_Dataset records_:
## START

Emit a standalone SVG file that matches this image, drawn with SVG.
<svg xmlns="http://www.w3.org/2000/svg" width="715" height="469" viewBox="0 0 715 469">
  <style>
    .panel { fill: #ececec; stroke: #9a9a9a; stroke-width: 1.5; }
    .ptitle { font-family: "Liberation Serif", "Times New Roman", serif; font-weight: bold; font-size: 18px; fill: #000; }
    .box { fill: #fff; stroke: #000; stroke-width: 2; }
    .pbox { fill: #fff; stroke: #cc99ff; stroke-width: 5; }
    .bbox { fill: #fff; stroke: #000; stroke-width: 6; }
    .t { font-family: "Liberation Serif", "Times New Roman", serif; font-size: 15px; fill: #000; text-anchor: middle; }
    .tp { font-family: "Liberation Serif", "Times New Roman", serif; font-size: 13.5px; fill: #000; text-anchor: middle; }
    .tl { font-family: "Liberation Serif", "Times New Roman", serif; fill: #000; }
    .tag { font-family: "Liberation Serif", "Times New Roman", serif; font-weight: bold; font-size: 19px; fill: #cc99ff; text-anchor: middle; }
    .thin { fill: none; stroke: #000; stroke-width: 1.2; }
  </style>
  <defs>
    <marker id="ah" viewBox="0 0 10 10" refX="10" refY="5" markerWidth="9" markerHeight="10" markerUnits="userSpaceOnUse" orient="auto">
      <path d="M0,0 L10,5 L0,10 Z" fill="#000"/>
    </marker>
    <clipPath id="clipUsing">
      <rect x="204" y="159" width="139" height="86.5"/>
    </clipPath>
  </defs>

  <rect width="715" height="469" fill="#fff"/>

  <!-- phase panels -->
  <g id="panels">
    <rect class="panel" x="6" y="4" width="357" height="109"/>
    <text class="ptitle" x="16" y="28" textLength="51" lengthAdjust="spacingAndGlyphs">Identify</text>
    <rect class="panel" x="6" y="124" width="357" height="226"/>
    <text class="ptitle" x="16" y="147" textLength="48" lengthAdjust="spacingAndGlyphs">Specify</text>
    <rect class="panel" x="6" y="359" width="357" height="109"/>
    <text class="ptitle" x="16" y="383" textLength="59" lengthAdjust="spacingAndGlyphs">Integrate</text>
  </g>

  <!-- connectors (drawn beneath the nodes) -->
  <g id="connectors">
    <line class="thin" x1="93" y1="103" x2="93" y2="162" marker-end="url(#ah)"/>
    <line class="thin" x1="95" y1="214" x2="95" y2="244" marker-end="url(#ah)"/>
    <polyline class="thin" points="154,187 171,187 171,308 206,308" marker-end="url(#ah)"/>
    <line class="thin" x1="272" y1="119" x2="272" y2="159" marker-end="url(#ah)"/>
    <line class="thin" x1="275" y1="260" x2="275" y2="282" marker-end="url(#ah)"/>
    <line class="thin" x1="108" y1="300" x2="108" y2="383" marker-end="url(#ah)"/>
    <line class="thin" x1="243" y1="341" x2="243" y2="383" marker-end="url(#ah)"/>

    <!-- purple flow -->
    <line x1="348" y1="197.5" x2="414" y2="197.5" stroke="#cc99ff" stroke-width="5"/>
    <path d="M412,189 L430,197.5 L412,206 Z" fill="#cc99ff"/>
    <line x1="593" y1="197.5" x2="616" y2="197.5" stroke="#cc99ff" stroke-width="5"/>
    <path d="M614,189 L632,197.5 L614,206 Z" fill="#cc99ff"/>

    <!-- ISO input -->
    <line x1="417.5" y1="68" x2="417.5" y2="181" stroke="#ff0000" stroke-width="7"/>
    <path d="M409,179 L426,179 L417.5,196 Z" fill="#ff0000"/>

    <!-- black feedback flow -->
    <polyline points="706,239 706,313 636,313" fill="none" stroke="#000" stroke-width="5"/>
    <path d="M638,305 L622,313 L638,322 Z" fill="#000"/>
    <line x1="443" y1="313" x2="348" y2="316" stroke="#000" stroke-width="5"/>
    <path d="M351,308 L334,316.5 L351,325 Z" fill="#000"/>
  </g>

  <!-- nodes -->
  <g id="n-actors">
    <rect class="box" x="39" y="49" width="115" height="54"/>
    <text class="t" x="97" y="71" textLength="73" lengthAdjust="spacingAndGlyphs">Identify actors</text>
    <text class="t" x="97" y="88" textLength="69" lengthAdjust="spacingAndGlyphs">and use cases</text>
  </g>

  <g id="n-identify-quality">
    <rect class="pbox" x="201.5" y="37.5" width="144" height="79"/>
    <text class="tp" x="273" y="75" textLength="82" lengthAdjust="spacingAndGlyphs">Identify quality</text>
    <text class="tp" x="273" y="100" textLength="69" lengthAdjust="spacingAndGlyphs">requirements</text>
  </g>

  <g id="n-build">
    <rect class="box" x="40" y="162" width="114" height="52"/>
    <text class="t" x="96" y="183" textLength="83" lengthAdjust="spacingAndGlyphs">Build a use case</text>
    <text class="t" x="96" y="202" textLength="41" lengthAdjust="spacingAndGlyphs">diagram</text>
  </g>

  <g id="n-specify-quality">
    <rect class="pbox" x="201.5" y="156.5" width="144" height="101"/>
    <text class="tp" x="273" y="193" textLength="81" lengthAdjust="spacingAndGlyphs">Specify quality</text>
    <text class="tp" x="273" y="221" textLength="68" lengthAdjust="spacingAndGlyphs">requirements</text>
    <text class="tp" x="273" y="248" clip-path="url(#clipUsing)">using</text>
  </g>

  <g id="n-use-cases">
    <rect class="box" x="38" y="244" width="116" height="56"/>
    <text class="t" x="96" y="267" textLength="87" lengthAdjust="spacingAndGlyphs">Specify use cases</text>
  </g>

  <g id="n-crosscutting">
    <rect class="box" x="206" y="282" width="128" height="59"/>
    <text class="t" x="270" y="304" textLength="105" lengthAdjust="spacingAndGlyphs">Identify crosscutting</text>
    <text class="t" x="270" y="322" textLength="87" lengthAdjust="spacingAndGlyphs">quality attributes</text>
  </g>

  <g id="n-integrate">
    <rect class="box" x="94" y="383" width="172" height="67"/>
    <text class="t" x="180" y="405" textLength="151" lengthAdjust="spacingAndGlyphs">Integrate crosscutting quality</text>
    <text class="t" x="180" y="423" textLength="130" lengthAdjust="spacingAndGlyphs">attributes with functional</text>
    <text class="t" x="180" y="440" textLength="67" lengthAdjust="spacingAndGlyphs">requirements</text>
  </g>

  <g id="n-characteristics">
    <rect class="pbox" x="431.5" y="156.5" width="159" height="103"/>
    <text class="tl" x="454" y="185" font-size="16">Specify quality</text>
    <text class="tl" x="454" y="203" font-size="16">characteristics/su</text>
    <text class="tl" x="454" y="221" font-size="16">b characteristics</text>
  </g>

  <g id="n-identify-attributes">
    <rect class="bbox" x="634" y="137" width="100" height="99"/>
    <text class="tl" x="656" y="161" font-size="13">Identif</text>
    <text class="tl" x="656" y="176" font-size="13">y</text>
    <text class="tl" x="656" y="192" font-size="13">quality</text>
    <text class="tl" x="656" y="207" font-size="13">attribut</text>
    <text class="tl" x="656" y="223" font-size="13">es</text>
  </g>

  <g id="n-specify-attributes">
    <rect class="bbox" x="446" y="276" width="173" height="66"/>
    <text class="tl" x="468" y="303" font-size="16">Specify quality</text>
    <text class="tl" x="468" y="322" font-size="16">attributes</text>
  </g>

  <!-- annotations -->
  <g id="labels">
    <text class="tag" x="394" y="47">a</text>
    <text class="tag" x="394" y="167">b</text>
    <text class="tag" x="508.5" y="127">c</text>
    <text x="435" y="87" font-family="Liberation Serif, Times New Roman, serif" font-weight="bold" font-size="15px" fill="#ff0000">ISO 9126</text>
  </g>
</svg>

## END
## START

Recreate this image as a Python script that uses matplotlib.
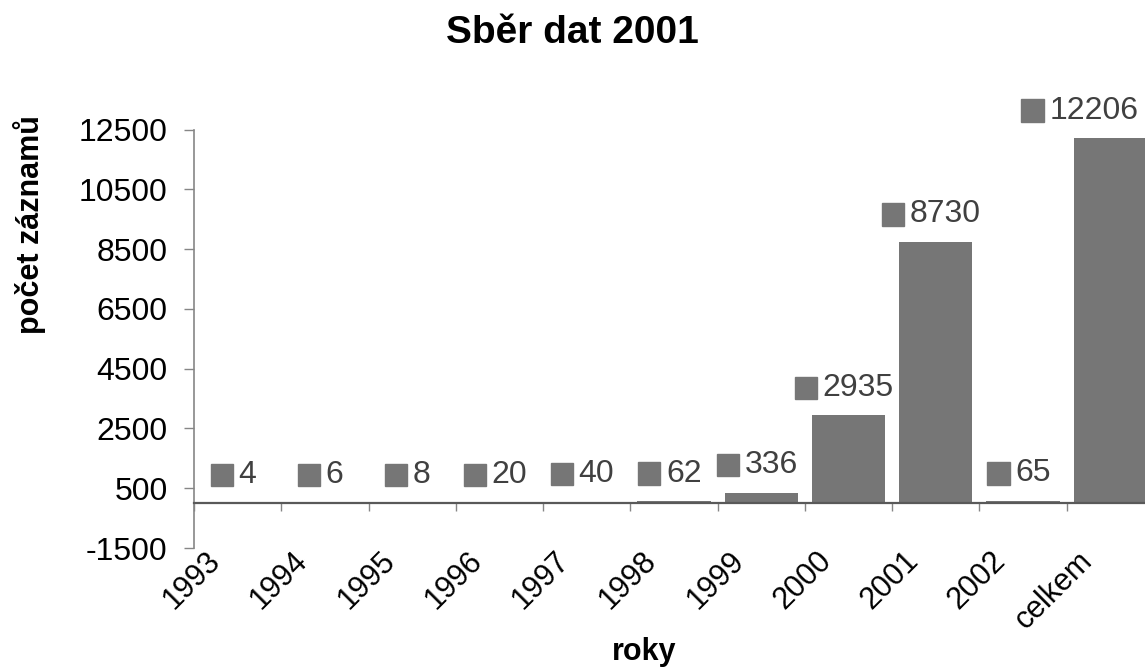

## END

_Short task_:
Return each full line of the entries that contains the word "with".

_Response to the task_:
Emit a standalone SVG file that matches this image, drawn with SVG.
    <text class="t" x="180" y="423" textLength="130" lengthAdjust="spacingAndGlyphs">attributes with functional</text>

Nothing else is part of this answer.